FSU argues case should move forward

by | Jun 26, 2024



Florida State University urged an appeals court to reject the Atlantic Coast Conference’s request to pause a lawsuit that could lead to FSU leaving the conference, arguing that their legal case should proceed in Florida despite a parallel lawsuit in North Carolina.


Florida State University late Tuesday urged an appeals court to reject a request by the Atlantic Coast Conference to at least temporarily put on hold a lawsuit that could lead to the school leaving the conference.

FSU attorneys filed a 17-page document at the 1st District Court of Appeal that was the latest move in a tangled legal battle that spans two states and has drawn national attention amid major realignments in college athletics.

The FSU filing stemmed from an attempt by the conference to get a stay of a lawsuit that FSU filed in December in Leon County circuit court. The ACC contends that a lawsuit it filed in North Carolina against the school should have priority — a lawsuit that was filed a day before FSU’s lawsuit was filed in Leon County.

Both lawsuits involve media rights for sports events and financial penalties that FSU would have to pay if it leaves the North Carolina-based conference. FSU essentially contends the conference has shortchanged its members through television contracts.

Leon County Circuit Judge John Cooper refused to grant a stay in FSU’s lawsuit and has continued moving forward with the case. That included a decision last week denying the conference’s motion to dismiss the lawsuit.

The ACC on June 5 filed what is known as a petition for writ of certiorari at the 1st District Court of Appeal that argued Cooper erred when he denied the conference’s request to stay the case.
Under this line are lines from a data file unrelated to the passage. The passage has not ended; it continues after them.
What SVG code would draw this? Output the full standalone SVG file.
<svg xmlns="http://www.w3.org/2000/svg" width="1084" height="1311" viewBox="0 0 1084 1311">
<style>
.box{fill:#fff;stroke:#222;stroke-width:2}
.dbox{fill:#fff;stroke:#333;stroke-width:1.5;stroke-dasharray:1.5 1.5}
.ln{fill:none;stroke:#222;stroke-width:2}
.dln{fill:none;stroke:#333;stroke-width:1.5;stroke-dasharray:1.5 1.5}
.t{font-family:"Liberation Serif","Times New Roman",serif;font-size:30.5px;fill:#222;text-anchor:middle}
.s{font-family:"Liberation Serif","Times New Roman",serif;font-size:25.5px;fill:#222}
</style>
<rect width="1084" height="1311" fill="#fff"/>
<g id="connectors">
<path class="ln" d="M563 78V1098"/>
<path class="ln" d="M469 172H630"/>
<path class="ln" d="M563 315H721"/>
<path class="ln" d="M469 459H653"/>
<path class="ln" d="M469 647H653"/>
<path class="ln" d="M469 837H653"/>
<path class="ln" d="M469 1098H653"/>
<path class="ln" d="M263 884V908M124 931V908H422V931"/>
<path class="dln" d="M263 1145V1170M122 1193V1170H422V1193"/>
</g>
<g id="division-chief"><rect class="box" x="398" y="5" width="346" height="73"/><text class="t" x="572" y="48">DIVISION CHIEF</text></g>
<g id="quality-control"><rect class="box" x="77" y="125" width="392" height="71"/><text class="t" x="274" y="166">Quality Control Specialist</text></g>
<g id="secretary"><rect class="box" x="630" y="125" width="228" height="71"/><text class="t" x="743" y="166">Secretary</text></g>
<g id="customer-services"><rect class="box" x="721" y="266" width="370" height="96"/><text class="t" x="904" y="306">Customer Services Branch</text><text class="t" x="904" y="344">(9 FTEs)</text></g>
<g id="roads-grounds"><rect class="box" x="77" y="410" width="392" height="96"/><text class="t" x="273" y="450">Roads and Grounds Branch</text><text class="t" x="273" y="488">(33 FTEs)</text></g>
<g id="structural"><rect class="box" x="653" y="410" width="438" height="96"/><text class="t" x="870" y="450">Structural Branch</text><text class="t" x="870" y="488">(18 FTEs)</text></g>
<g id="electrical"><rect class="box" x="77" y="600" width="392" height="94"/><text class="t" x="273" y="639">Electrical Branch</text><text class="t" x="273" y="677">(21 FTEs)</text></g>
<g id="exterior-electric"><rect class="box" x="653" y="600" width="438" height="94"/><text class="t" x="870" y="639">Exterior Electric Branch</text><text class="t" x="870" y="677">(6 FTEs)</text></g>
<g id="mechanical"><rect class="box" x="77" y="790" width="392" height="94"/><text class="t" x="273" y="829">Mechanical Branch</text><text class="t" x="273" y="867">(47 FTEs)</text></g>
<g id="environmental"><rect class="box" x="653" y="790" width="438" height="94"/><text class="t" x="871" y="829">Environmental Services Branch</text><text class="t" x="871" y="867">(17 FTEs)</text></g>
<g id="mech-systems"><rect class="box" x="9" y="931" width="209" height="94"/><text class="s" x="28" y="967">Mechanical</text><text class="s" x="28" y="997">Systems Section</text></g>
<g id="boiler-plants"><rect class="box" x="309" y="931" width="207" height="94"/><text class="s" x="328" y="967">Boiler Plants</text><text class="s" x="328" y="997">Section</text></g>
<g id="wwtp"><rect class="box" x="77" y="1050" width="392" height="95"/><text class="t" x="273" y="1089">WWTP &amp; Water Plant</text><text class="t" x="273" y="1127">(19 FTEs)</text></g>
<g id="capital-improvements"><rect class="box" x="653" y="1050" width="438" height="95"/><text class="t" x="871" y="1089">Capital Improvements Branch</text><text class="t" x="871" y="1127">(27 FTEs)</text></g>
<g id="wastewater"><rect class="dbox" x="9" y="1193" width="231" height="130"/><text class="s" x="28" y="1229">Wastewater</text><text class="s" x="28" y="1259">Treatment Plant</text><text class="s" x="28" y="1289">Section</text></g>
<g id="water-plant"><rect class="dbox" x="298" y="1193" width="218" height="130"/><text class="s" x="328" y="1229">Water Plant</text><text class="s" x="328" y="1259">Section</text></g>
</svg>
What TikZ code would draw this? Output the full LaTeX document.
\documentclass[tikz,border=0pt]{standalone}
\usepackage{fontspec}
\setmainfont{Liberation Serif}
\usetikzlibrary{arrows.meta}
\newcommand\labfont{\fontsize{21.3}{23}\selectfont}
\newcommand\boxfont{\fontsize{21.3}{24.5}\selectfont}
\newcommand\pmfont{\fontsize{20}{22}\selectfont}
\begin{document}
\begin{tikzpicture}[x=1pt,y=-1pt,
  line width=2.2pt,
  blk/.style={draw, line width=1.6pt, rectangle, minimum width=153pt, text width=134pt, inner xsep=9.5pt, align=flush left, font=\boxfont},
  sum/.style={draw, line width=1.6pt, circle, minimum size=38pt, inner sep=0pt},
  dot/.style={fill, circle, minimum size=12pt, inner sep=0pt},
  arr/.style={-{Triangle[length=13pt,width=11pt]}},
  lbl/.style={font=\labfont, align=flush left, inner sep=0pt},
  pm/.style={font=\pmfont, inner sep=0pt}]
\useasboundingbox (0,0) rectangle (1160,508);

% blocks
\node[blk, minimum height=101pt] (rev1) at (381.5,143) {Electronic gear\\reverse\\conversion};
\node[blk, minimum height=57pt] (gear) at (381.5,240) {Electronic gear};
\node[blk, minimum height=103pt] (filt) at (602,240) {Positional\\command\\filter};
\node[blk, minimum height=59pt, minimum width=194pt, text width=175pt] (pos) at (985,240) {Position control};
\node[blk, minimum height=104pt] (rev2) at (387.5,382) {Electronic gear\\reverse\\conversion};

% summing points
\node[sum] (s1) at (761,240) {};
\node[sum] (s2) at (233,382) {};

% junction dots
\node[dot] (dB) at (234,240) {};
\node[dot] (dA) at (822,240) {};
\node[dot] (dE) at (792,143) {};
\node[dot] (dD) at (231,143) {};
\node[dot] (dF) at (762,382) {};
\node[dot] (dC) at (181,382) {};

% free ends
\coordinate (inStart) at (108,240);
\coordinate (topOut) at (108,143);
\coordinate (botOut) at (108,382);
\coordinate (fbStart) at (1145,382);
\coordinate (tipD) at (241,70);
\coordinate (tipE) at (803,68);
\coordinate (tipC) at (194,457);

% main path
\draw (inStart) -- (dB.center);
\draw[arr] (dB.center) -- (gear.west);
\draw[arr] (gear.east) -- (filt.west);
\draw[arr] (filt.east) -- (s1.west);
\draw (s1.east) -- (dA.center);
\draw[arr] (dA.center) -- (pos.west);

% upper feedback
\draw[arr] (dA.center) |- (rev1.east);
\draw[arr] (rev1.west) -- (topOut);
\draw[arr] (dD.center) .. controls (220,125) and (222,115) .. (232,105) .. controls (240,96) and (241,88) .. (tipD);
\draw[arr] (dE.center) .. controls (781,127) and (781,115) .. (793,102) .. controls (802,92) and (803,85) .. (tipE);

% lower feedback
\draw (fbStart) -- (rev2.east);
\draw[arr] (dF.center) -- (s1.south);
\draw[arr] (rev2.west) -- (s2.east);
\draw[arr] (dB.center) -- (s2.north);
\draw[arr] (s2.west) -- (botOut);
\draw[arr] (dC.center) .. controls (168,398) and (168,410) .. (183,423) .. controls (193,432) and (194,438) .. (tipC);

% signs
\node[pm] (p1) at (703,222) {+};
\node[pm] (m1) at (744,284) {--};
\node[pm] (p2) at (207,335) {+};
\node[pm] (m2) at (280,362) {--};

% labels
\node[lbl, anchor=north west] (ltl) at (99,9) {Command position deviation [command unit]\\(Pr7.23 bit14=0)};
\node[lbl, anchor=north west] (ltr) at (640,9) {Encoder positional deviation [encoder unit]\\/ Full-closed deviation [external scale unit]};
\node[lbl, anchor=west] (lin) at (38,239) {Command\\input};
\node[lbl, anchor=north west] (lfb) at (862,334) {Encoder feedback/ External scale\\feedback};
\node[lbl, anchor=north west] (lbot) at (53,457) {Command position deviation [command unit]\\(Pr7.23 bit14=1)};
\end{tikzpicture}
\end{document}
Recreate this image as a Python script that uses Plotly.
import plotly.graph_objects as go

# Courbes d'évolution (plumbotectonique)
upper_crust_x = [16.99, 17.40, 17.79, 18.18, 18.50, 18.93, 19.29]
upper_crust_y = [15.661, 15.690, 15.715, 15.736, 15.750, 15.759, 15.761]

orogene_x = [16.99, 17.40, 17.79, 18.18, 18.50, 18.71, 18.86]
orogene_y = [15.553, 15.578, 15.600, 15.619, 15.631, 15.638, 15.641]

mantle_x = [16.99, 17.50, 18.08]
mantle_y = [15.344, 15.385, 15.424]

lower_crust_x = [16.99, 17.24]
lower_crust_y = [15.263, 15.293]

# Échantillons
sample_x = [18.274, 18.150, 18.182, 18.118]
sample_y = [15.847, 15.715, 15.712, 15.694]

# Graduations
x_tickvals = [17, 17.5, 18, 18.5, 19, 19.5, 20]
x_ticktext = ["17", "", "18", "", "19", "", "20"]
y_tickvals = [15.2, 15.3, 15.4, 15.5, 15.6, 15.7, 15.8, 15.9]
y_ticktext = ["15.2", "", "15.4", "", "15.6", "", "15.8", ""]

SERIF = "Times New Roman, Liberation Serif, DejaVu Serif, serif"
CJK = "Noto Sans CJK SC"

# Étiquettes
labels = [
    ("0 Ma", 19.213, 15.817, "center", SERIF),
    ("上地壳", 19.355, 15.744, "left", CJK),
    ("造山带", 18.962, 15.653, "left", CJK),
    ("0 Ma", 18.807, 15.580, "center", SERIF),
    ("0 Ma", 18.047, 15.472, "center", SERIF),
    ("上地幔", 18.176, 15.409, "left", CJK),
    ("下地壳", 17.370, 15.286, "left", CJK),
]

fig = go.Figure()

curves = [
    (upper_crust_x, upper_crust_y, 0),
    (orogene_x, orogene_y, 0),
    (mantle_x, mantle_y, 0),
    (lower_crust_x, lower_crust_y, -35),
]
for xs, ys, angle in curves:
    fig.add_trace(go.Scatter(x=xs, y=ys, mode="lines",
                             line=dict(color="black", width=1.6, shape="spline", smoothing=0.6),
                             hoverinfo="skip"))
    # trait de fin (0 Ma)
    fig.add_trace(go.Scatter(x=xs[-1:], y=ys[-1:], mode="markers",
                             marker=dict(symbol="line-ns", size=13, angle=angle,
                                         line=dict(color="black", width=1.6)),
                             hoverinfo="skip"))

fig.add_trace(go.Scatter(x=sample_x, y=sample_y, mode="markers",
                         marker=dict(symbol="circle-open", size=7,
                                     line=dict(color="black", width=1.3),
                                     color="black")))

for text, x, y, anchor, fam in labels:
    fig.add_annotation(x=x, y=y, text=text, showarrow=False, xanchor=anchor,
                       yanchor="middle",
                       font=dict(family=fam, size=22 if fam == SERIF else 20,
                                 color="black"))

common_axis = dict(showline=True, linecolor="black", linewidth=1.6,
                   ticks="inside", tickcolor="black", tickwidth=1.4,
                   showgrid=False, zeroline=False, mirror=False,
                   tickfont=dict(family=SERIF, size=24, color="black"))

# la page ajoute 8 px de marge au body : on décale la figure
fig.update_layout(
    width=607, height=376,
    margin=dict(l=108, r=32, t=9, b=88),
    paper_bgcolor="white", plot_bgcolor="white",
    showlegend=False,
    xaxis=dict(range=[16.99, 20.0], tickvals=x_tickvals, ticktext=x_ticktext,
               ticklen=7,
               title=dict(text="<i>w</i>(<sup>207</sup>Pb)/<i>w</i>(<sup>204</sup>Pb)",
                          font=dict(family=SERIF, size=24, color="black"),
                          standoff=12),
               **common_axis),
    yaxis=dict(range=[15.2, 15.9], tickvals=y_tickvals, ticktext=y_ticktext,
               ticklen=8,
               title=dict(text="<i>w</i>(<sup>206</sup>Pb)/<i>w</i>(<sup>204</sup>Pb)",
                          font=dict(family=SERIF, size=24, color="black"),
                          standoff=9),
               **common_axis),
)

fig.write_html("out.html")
The conference followed up June 13 by filing a motion at the appeals court seeking a stay of the case while the petition for writ of certiorari is decided.

FSU’s filing Tuesday night responded to the June 13 motion, but it also reflected the underlying debate about whether the Leon County lawsuit should be put on hold. That debate centers on whether the North Carolina case should be allowed to go forward first — and whether a legal “principle of priority” should apply.

The school’s attorneys argued Tuesday that Cooper correctly ruled the North Carolina case should not have priority. FSU echoed Cooper’s conclusion that the conference’s lawsuit in North Carolina was an “anticipatory” filing to effectively get to court before Florida State did.

FSU’s attorneys wrote that the school’s Board of Trustees, the plaintiff in the Leon County case, “will incur injury if a stay is granted pending this court’s review” of the ACC petition.

“The possibility of conflicting rulings — at least anytime soon — as between the Florida and North Carolina courts is remote and speculative, at best,” Tuesday’s filing said. “ At the same time, the FSU Board (of Trustees) would be stymied in its effort to vindicate its rights in Florida” if a stay is granted.

But in its June 13 motion, ACC attorneys warned of a legal “collision course” if a stay is not issued.

“Failure to stay this action pending certiorari review would subject the ACC to irreparable harm because the trial court (Cooper) and the North Carolina court may continue to reach inconsistent rulings in the parallel proceedings over the same dispute,” the motion said.

The months of legal wrangling have come as FSU is widely believed to be seeking to leave the ACC to move to a more-lucrative conference such as the Big Ten or the Southeastern Conference. Recent realignments have included major players in college sports, such as Oklahoma, Texas, UCLA and USC, deciding to switch conferences.

FSU contends that it could face “unconscionable” financial penalties if it leaves the ACC. But the conference has defended its handling of media-rights agreements at the crux of the dispute.

A North Carolina judge in April rejected a request by FSU to dismiss the North Carolina case or to stay it. Disagreeing with Cooper’s later conclusion, Louis Bledsoe, chief business court judge in Mecklenburg County, N.C., wrote that the “ACC did not engage in improper conduct or ‘procedural fencing’ in filing this action in North Carolina. Accordingly, considering all of the facts and circumstances surrounding the filing of this action and the Florida action, the court concludes, in the exercise of its discretion, that the ACC’s choice of forum is entitled to deference on this record.”